** begin INPUT MATERIAL **

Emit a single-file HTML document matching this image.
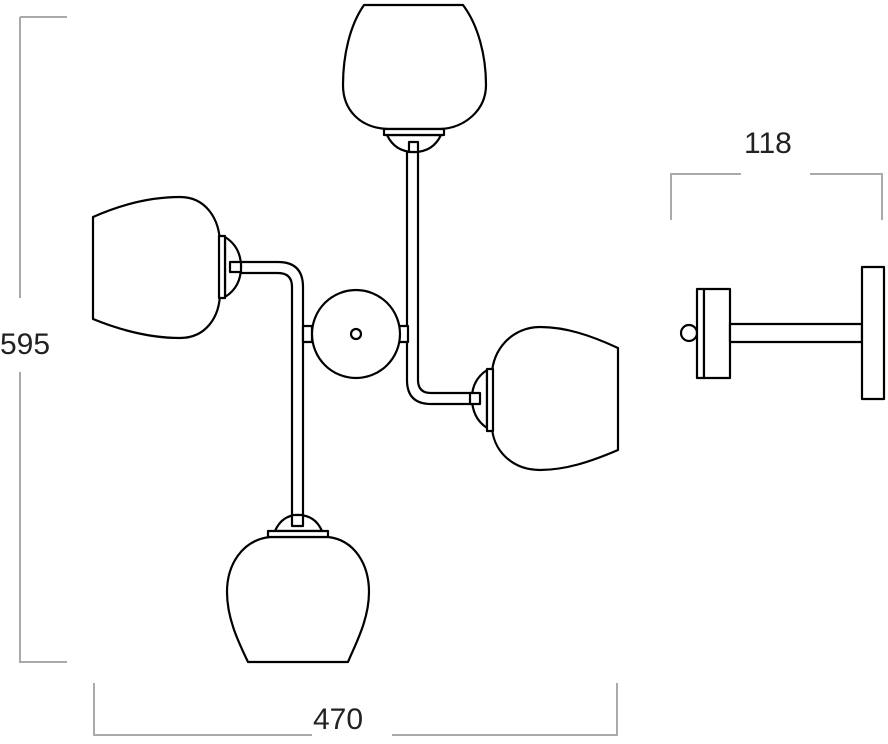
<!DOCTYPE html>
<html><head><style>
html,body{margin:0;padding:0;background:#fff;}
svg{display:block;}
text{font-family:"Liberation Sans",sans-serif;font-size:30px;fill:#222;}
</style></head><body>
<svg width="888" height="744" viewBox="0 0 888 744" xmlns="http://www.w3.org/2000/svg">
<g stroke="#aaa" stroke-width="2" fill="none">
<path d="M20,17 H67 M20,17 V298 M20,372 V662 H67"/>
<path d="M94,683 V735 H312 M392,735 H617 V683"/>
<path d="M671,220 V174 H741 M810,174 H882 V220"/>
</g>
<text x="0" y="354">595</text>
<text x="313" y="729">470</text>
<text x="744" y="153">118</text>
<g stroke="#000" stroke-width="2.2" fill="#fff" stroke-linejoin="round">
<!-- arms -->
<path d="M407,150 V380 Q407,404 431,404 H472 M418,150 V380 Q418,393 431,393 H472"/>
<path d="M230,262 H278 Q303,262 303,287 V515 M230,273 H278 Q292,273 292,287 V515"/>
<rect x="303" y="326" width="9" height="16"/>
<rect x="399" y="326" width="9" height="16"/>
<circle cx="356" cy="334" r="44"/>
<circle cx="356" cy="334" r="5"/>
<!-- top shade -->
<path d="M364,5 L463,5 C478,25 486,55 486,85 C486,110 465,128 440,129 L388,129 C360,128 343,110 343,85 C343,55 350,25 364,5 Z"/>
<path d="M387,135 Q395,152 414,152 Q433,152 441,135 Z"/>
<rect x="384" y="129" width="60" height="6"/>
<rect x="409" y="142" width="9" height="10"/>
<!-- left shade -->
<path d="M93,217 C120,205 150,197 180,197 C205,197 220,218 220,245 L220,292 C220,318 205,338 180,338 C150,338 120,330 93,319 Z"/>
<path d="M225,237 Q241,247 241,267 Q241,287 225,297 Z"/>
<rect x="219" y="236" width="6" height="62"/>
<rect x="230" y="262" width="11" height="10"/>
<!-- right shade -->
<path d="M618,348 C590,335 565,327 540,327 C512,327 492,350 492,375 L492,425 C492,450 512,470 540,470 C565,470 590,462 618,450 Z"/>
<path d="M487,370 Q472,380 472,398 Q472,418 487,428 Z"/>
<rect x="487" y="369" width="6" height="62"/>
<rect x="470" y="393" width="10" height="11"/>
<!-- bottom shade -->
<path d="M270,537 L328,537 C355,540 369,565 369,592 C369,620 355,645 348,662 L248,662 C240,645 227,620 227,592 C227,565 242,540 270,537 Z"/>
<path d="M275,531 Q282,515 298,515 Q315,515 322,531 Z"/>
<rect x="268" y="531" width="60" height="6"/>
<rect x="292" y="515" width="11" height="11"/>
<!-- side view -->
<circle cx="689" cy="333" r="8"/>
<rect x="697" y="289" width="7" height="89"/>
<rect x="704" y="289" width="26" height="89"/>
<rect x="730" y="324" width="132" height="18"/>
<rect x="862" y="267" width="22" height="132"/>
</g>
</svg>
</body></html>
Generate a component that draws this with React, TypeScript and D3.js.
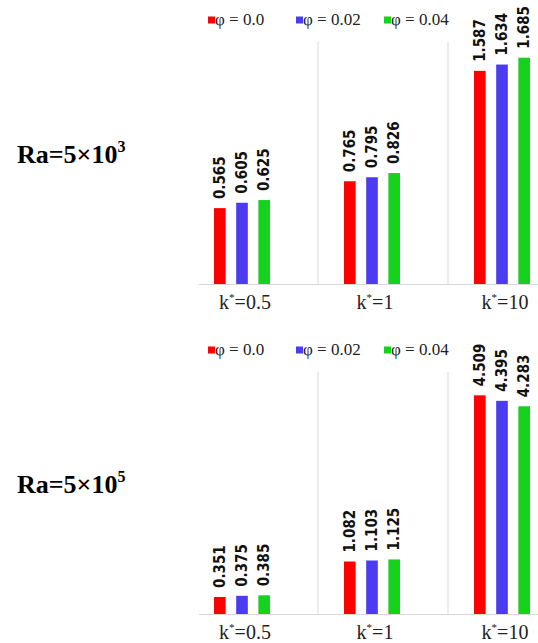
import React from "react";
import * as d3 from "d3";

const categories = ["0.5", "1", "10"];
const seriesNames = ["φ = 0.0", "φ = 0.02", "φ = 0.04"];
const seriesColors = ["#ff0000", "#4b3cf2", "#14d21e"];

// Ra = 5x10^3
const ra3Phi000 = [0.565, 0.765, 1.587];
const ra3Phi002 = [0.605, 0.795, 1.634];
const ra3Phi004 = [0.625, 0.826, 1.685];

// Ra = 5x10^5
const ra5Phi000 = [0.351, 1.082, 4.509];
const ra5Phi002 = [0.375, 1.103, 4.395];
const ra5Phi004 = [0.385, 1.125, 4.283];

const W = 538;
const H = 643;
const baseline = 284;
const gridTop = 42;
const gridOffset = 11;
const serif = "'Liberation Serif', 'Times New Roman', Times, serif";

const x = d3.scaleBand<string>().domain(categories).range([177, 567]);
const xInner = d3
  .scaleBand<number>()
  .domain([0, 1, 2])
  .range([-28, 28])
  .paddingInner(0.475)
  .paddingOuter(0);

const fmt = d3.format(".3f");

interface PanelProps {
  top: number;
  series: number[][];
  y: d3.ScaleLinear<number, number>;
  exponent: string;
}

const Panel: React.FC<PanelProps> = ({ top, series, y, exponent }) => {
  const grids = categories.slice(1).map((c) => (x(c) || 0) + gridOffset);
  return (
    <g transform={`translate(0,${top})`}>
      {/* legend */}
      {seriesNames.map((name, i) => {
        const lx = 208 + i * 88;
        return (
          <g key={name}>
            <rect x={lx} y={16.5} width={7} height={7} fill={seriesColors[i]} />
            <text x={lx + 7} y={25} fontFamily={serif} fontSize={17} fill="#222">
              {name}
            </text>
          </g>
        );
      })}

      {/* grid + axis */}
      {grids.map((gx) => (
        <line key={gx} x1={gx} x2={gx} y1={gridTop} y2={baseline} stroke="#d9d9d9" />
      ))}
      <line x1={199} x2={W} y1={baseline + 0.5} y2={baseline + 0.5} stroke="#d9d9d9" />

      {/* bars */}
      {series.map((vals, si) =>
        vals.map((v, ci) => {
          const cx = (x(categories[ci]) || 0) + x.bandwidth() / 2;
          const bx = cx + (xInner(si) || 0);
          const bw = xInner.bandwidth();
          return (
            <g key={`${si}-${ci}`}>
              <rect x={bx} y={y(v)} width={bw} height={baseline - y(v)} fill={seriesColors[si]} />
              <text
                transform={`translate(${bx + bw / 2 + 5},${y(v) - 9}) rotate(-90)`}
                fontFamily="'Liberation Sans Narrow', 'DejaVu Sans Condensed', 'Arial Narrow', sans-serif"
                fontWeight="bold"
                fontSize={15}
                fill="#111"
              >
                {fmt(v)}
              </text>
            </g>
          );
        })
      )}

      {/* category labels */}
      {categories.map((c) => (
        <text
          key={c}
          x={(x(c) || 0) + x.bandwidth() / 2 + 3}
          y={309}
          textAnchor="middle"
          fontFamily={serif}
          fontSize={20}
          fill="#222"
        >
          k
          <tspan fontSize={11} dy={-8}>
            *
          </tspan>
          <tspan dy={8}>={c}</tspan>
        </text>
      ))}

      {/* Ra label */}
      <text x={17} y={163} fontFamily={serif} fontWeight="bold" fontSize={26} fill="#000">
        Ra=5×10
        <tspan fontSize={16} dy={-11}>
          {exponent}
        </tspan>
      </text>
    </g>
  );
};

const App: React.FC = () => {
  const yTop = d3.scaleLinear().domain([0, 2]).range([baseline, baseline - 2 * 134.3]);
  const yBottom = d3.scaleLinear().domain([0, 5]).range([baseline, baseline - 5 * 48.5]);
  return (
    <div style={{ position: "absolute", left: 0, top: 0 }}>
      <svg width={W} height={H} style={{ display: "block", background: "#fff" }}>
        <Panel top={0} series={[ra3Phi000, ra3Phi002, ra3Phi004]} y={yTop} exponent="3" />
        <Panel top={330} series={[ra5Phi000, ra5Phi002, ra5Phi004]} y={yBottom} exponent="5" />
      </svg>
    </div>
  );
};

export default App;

** end INPUT MATERIAL **

**TASK INSTRUCTIONS**. Omit every picture, then reproduce the rest of the listing exactly.

**WRITTEN ANSWER**.
Emit a single-file HTML document matching this image.
<!DOCTYPE html>
<html><head><style>
html,body{margin:0;padding:0;background:#fff;}
svg{display:block;}
text{font-family:"Liberation Sans",sans-serif;font-size:30px;fill:#222;}
</style></head><body>
<svg width="888" height="744" viewBox="0 0 888 744" xmlns="http://www.w3.org/2000/svg">
<g stroke="#aaa" stroke-width="2" fill="none">
<path d="M20,17 H67 M20,17 V298 M20,372 V662 H67"/>
<path d="M94,683 V735 H312 M392,735 H617 V683"/>
<path d="M671,220 V174 H741 M810,174 H882 V220"/>
</g>
<text x="0" y="354">595</text>
<text x="313" y="729">470</text>
<text x="744" y="153">118</text>
<g stroke="#000" stroke-width="2.2" fill="#fff" stroke-linejoin="round">
<!-- arms -->
<path d="M407,150 V380 Q407,404 431,404 H472 M418,150 V380 Q418,393 431,393 H472"/>
<path d="M230,262 H278 Q303,262 303,287 V515 M230,273 H278 Q292,273 292,287 V515"/>
<rect x="303" y="326" width="9" height="16"/>
<rect x="399" y="326" width="9" height="16"/>
<circle cx="356" cy="334" r="44"/>
<circle cx="356" cy="334" r="5"/>
<!-- top shade -->
<path d="M364,5 L463,5 C478,25 486,55 486,85 C486,110 465,128 440,129 L388,129 C360,128 343,110 343,85 C343,55 350,25 364,5 Z"/>
<path d="M387,135 Q395,152 414,152 Q433,152 441,135 Z"/>
<rect x="384" y="129" width="60" height="6"/>
<rect x="409" y="142" width="9" height="10"/>
<!-- left shade -->
<path d="M93,217 C120,205 150,197 180,197 C205,197 220,218 220,245 L220,292 C220,318 205,338 180,338 C150,338 120,330 93,319 Z"/>
<path d="M225,237 Q241,247 241,267 Q241,287 225,297 Z"/>
<rect x="219" y="236" width="6" height="62"/>
<rect x="230" y="262" width="11" height="10"/>
<!-- right shade -->
<path d="M618,348 C590,335 565,327 540,327 C512,327 492,350 492,375 L492,425 C492,450 512,470 540,470 C565,470 590,462 618,450 Z"/>
<path d="M487,370 Q472,380 472,398 Q472,418 487,428 Z"/>
<rect x="487" y="369" width="6" height="62"/>
<rect x="470" y="393" width="10" height="11"/>
<!-- bottom shade -->
<path d="M270,537 L328,537 C355,540 369,565 369,592 C369,620 355,645 348,662 L248,662 C240,645 227,620 227,592 C227,565 242,540 270,537 Z"/>
<path d="M275,531 Q282,515 298,515 Q315,515 322,531 Z"/>
<rect x="268" y="531" width="60" height="6"/>
<rect x="292" y="515" width="11" height="11"/>
<!-- side view -->
<circle cx="689" cy="333" r="8"/>
<rect x="697" y="289" width="7" height="89"/>
<rect x="704" y="289" width="26" height="89"/>
<rect x="730" y="324" width="132" height="18"/>
<rect x="862" y="267" width="22" height="132"/>
</g>
</svg>
</body></html>
Generate a component that draws this with React, TypeScript and D3.js.
import React from "react";
import * as d3 from "d3";

const categories = ["0.5", "1", "10"];
const seriesNames = ["φ = 0.0", "φ = 0.02", "φ = 0.04"];
const seriesColors = ["#ff0000", "#4b3cf2", "#14d21e"];

// Ra = 5x10^3
const ra3Phi000 = [0.565, 0.765, 1.587];
const ra3Phi002 = [0.605, 0.795, 1.634];
const ra3Phi004 = [0.625, 0.826, 1.685];

// Ra = 5x10^5
const ra5Phi000 = [0.351, 1.082, 4.509];
const ra5Phi002 = [0.375, 1.103, 4.395];
const ra5Phi004 = [0.385, 1.125, 4.283];

const W = 538;
const H = 643;
const baseline = 284;
const gridTop = 42;
const gridOffset = 11;
const serif = "'Liberation Serif', 'Times New Roman', Times, serif";

const x = d3.scaleBand<string>().domain(categories).range([177, 567]);
const xInner = d3
  .scaleBand<number>()
  .domain([0, 1, 2])
  .range([-28, 28])
  .paddingInner(0.475)
  .paddingOuter(0);

const fmt = d3.format(".3f");

interface PanelProps {
  top: number;
  series: number[][];
  y: d3.ScaleLinear<number, number>;
  exponent: string;
}

const Panel: React.FC<PanelProps> = ({ top, series, y, exponent }) => {
  const grids = categories.slice(1).map((c) => (x(c) || 0) + gridOffset);
  return (
    <g transform={`translate(0,${top})`}>
      {/* legend */}
      {seriesNames.map((name, i) => {
        const lx = 208 + i * 88;
        return (
          <g key={name}>
            <rect x={lx} y={16.5} width={7} height={7} fill={seriesColors[i]} />
            <text x={lx + 7} y={25} fontFamily={serif} fontSize={17} fill="#222">
              {name}
            </text>
          </g>
        );
      })}

      {/* grid + axis */}
      {grids.map((gx) => (
        <line key={gx} x1={gx} x2={gx} y1={gridTop} y2={baseline} stroke="#d9d9d9" />
      ))}
      <line x1={199} x2={W} y1={baseline + 0.5} y2={baseline + 0.5} stroke="#d9d9d9" />

      {/* bars */}
      {series.map((vals, si) =>
        vals.map((v, ci) => {
          const cx = (x(categories[ci]) || 0) + x.bandwidth() / 2;
          const bx = cx + (xInner(si) || 0);
          const bw = xInner.bandwidth();
          return (
            <g key={`${si}-${ci}`}>
              <rect x={bx} y={y(v)} width={bw} height={baseline - y(v)} fill={seriesColors[si]} />
              <text
                transform={`translate(${bx + bw / 2 + 5},${y(v) - 9}) rotate(-90)`}
                fontFamily="'Liberation Sans Narrow', 'DejaVu Sans Condensed', 'Arial Narrow', sans-serif"
                fontWeight="bold"
                fontSize={15}
                fill="#111"
              >
                {fmt(v)}
              </text>
            </g>
          );
        })
      )}

      {/* category labels */}
      {categories.map((c) => (
        <text
          key={c}
          x={(x(c) || 0) + x.bandwidth() / 2 + 3}
          y={309}
          textAnchor="middle"
          fontFamily={serif}
          fontSize={20}
          fill="#222"
        >
          k
          <tspan fontSize={11} dy={-8}>
            *
          </tspan>
          <tspan dy={8}>={c}</tspan>
        </text>
      ))}

      {/* Ra label */}
      <text x={17} y={163} fontFamily={serif} fontWeight="bold" fontSize={26} fill="#000">
        Ra=5×10
        <tspan fontSize={16} dy={-11}>
          {exponent}
        </tspan>
      </text>
    </g>
  );
};

const App: React.FC = () => {
  const yTop = d3.scaleLinear().domain([0, 2]).range([baseline, baseline - 2 * 134.3]);
  const yBottom = d3.scaleLinear().domain([0, 5]).range([baseline, baseline - 5 * 48.5]);
  return (
    <div style={{ position: "absolute", left: 0, top: 0 }}>
      <svg width={W} height={H} style={{ display: "block", background: "#fff" }}>
        <Panel top={0} series={[ra3Phi000, ra3Phi002, ra3Phi004]} y={yTop} exponent="3" />
        <Panel top={330} series={[ra5Phi000, ra5Phi002, ra5Phi004]} y={yBottom} exponent="5" />
      </svg>
    </div>
  );
};

export default App;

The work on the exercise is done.